The Holy Month of Ramadan


Every year, more than one billion Muslims around the globe observe the Holy month of Ramadan. It is a time for reflection, worship and self-control. Muslims show their devotion to Allah by abstaining from eating, drinking, smoking and other physical desires from sunrise to sunset throughout the month – while at the same time avoiding sinful thoughts and deeds. These are just some of the activities that are intended to promote spiritual development through self-sacrifice and clean living. Time to purify the soul refocus attention on Allah.
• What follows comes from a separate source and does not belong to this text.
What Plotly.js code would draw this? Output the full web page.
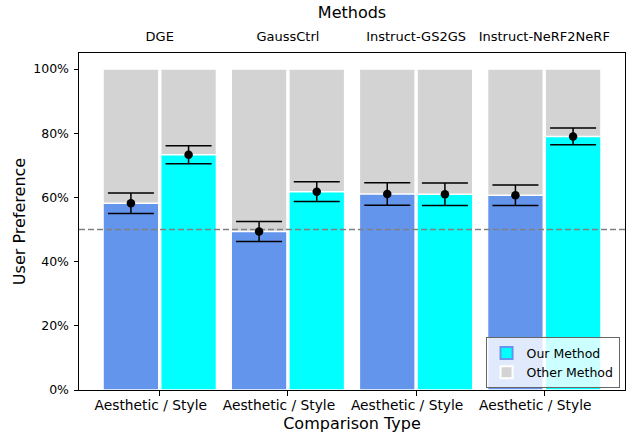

Life in Al Ain during Ramadan
For many non-Muslim expatriates living in Al Ain, the biggest change is having to avoid eating, drinking and smoking in public. In the worst case, failure to do so can result in arrest. In practice, this means no cups of tea or coffee while at work, as well as no snacking or smoking in the car. In addition, dancing and loud music is forbidden, so nightclubs close for the month of Ramadan.

Some expats cope with the demands of Ramadan by leaving the UAE. It’s a popular time of year for visiting family back home or going on holiday. Other expats adopt an ‘if you can’t beat them, join them’ approach, choosing to take part in the rituals and attitudes of Ramadan. This can be a very rewarding and interesting experience. It is an opportunity to experience culture and customs very different from their own.

As mentioned earlier, smoking, eating and drinking are forbidden during the day, therefore non-fasting expats will need to alter their daily routines. The widespread closure of restaurants and cafes during the day can inconvenience many expats, of whom some find themselves fasting alongside their Muslim colleagues and friends out of necessity rather than empathy – they simply can’t find anywhere to buy food. In recent years though, more leniency has been allowed and some food outlets and hotels have been given permission to open on the condition that all windows and doors are covered so no one can be seen eating or drinking by passers-by. As well as this, nightlife options change with the prohibiting of loud music or dancing although the evenings come alive in a different way with the mushrooming of Ramadan tents and entertainment. Alcohol is also still available for purchase by non-Muslims after Iftar.

Ramadan officially starts and ends with the sighting of a new moon and the month of Shawwal begins. It is followed by the Eid Al Fitr, a three-day holiday and celebration of feasting and the exchange of gifts.

The Do’s and Don’ts during Ramadan

•Embrace the spirit of Ramadan. The Holy Month is a great time to get involved with local traditions and broaden your understanding of Islamic culture. Many hotels host nightly Iftar and Suhour banquets – attend at least one during this Islamic festival. Try the local dishes such as Harees, stuffed dates and Laban.
•Check timings. Many businesses, restaurants and recreational facilities will change their timings during Ramadan, so to avoid disappointment do check before heading-off.
•Have a king’s breakfast. Make sure you have a good breakfast before venturing out for the day. Many eateries will be shut during Ramadan and it may be hard to get something to eat during the day.
•Be respectful. Ramadan calls for Muslims to cleanse their entire mind and body, which includes refraining from swearing, gossip or insults. So avoid this kind of talk when in the presence of someone who is fasting.
•Turn the music down. Loud music is forbidden during Ramadan. So keep speaker at home and in the car at a low volume.
•Public affection is not appropriate. Public displays of affection are extremely frowned upon in Islam, but particularly during Ramadan.
•Be patient. Keep in mind that others haven’t eaten since the before-dawn meal, so they’re likely hungry, tired, and potentially grouchy. Slow down and be patient.
•Ask someone. If unsure about Ramadan ask someone. At least one work colleague is bound to be fasting and would probably be more than happy answer any questions about Ramadan.

  • Be careful on the roads. In the hour before Iftar, people are in a hurry to return home to break their fast. Driving can sometimes be erratic.

•Eat or drink in public during daylight hours. Eat and drink in a closed off area, out of sight of anyone who could be fasting.
•Smoke in public. Again, the same rules apply, choose somewhere that is completely out of sight of anyone fasting.
•Dress inappropriately. It is important that dress is conservative during Ramadan. Out of respect women should keep their shoulders and cleavage covered and should not wear shorts or skirts that finish above the knee. For men, it’s the area between the navel and knee that should particularly be kept covered.
•Get upset with neighbours. Muslim neighbours will likely eat and socialize in the evening – much more than usual and generally later than usual. In Ramadan all social activities are left until after Iftar and so it is normal to see families up very late.